Let's Talk About Love Part 2
I have another little Myanmar story to drop on you. If you don’t know already, I went to Myanmar last December with my church. We worked with an orphanage over there called Love Children’s Home. We spend 12 days there, doing VBS with the kids, and just spending time with them. It was the greatest time of my whole life.
One of the days we were in country, my leader told us to do a little something special for our kids that day, whether it was to hug them a little tighter or to tell them that we loved them. For some reason, this scared me. I was afraid to tell my kids I loved them. I mean, of course I did, but when he told us to tell them, I immediately felt my stomach drop. I was afraid of telling them that I loved them, and having them not saying it back to me. I was afraid of potential rejection. I waited the whole day, and still hadn’t told them how I felt about them. I could show them easily. But, admit it to them, and share with them how much I loved them, for some reason it was a challenge for me.
Towards the end of the day, something magical happened. I was playing with my kids by the swings, and one of them took a pencil and wrote the words “I love you” into the wood. He called me over and told me to read it. He said Taylor, “I love you”. My heart melted. I was so afraid of telling my precious kids how much I loved them, and without even knowing it, they told me first.
How could fear be present, with that much love. After that, I pulled my little boy in for the biggest hug. My soul was happy. It was such a beautiful example of “true love casts out all fear.” My fear immediately went away. In that moment, I felt truly, fully, and completely loved. I didn’t even question it.
Immediately after, I shared my story on the bus on our ride to dinner. I was in awe of God. In a way, it was him telling me through the kids how much he loved me. Their “I love you” broke me.
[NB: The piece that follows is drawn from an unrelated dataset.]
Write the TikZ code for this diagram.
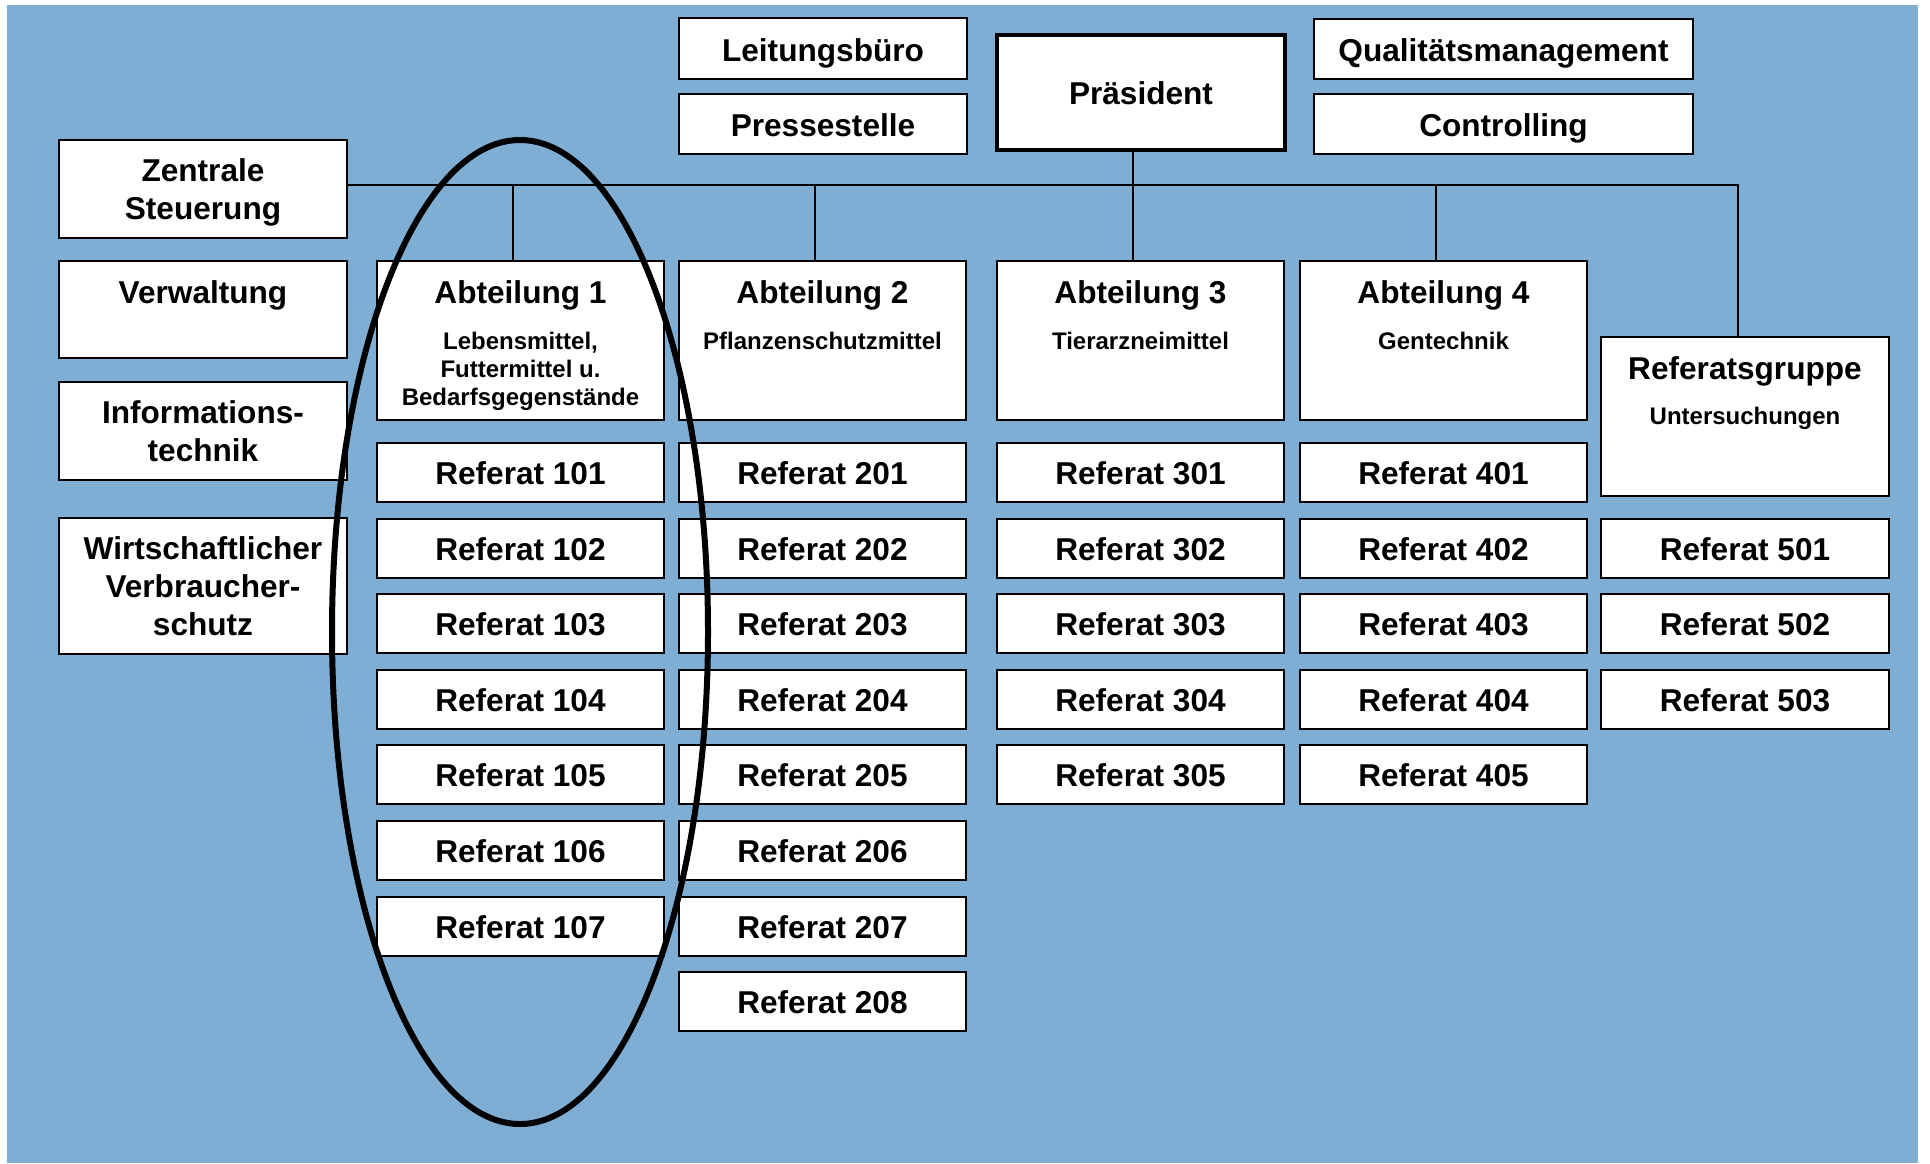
\documentclass[tikz,border=0pt]{standalone}
\usepackage{fontspec}
\setmainfont{Liberation Sans}
\definecolor{bg}{RGB}{127,174,213}
\tikzset{
  box/.style={draw=black, line width=2pt, fill=white, inner sep=0pt, align=center,
    text height=24pt, text depth=0pt,
    font=\fontsize{31.6}{38}\selectfont\bfseries},
  ref/.style={box, minimum width=287pt, minimum height=59pt},
  abt/.style={box, minimum width=287pt, minimum height=159pt},
  big/.style={inner sep=0pt, anchor=base, align=center, font=\fontsize{31.6}{38}\selectfont\bfseries},
  small/.style={inner sep=0pt, anchor=base, align=center, font=\fontsize{24}{28}\selectfont\bfseries},
  conn/.style={draw=black, line width=2pt}
}
\begin{document}
\begin{tikzpicture}[x=1pt,y=-1pt]
\useasboundingbox (0,0) rectangle (1930,1163);
\fill[white] (0,0) rectangle (1930,1163);
\fill[bg] (7,5) rectangle (1918,1163);

% left column
\node[box, text height=61pt, minimum width=288pt, minimum height=98pt] (zs) at (203,189) {Zentrale\\Steuerung};
\node[box, minimum width=288pt, minimum height=97pt] (verw) at (203,309.5) {};
\node[big] (verwt) at (203,303) {Verwaltung};
\node[box, text height=60.5pt, minimum width=288pt, minimum height=98pt] (it) at (203,431) {Informations-\\technik};
\node[box, text height=98.5pt, minimum width=288pt, minimum height=136pt] (wv) at (203,586) {Wirtschaftlicher\\Verbraucher-\\schutz};

% top
\node[box, text height=26pt, minimum width=288pt, minimum height=61pt] (lb) at (823,48.5) {Leitungsbüro};
\node[box, minimum width=288pt, minimum height=60pt] (ps) at (823,124) {Pressestelle};
\node[box, line width=4pt, minimum width=288pt, minimum height=115pt] (pres) at (1141,92) {Präsident};
\node[box, minimum width=379pt, minimum height=60pt] (qm) at (1503.5,49) {Qualitätsmanagement};
\node[box, minimum width=379pt, minimum height=60pt] (ctrl) at (1503.5,124) {Controlling};

% Abteilungen
\node[abt] (abt1) at (520.5,340.5) {};
\node[big] (abt1t) at (520.5,303) {Abteilung 1};
\node[small] (abt1s) at (520.5,405) {Lebensmittel,\\Futtermittel u.\\Bedarfsgegenstände};
\node[abt] (abt2) at (822.5,340.5) {};
\node[big] (abt2t) at (822.5,303) {Abteilung 2};
\node[small] (abt2s) at (822.5,349) {Pflanzenschutzmittel};
\node[abt] (abt3) at (1140.5,340.5) {};
\node[big] (abt3t) at (1140.5,303) {Abteilung 3};
\node[small] (abt3s) at (1140.5,349) {Tierarzneimittel};
\node[abt] (abt4) at (1443.5,340.5) {};
\node[big] (abt4t) at (1443.5,303) {Abteilung 4};
\node[small] (abt4s) at (1443.5,349) {Gentechnik};
\node[box, minimum width=288pt, minimum height=159pt] (rg) at (1745,416.5) {};
\node[big] (rgt) at (1745,379) {Referatsgruppe};
\node[small] (rgs) at (1745,424) {Untersuchungen};

% Referate
\foreach \i in {1,...,7} \node[ref] (r1\i) at (520.5,{472.5+75.6*(\i-1)}) {Referat 10\i};
\foreach \i in {1,...,8} \node[ref] (r2\i) at (822.5,{472.5+75.6*(\i-1)}) {Referat 20\i};
\foreach \i in {1,...,5} \node[ref] (r3\i) at (1140.5,{472.5+75.6*(\i-1)}) {Referat 30\i};
\foreach \i in {1,...,5} \node[ref] (r4\i) at (1443.5,{472.5+75.6*(\i-1)}) {Referat 40\i};
\foreach \i in {1,...,3} \node[ref, minimum width=288pt] (r5\i) at (1745,{548.1+75.6*(\i-1)}) {Referat 50\i};

% connectors
\coordinate (j1) at (513,185);
\coordinate (j2) at (815,185);
\coordinate (j3) at (1133,185);
\coordinate (j4) at (1436,185);
\coordinate (j5) at (1738,185);
\draw[conn] (zs.east |- j1) -- (j5) -- (j5 |- rg.north);
\draw[conn] (j1) -- (j1 |- abt1.north);
\draw[conn] (j2) -- (j2 |- abt2.north);
\draw[conn] (j3 |- pres.south) -- (j3 |- abt3.north);
\draw[conn] (j4) -- (j4 |- abt4.north);

% ellipse
\draw[line width=6pt] (520,632) ellipse [x radius=188pt, y radius=492pt];
\end{tikzpicture}
\end{document}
It wasn’t because I gave them a million dollars, or was the most popular person in the world, or even the coolest.They just told me they loved me because of who I am, and who they are. I was reminded of my childlike love. I wasn’t ever afraid to tell people how much I loved them, because I hadn’t experienced pain or rejection yet. But what amazed me even more, was these kids had. They had experienced trauma. They were orphans. They were what the world might call worthless, or outcasts, and yet they were loving me with all they had. I was afraid of being rejected, and these kids had been. Still, even now, writing this, I am astounded by their love. It isn’t wrapped up in the idea of someone loving them back. They share their love, and they do it unafraid of the response back. I’m sure they had no idea how much their “I love you” meant to me, but God does. He knew what I needed, and he brought it to me through the sweetest, cutest, and most genuine kids in the world.
The love I experienced on this trip is beyond explanation. I can’t even begin to form words close enough to the amount of love I was blessed with. My heart came back full. This little story is one of many I have brought back with me, reminding me of the incredible God I serve, and the kind of love I had only imagined. This trip showed me the love the Father has for his children, and that includes me. I am God’s child, and so are you. You are precious to him. So precious, that he died for you. Maybe you can’t always feel God’s love for you. I’ve felt like that before. But then, in a quiet moment, I am reminded of a time where I felt God’s love fully present, and it restores me. I am reminded that his love is always present, even when I can’t feel it. Don’t be discouraged. God knows your heart, and he hears your cry. He will meet you in your desperation, just like he met me. God’s love never leaves you. Take a moment today to recognize it.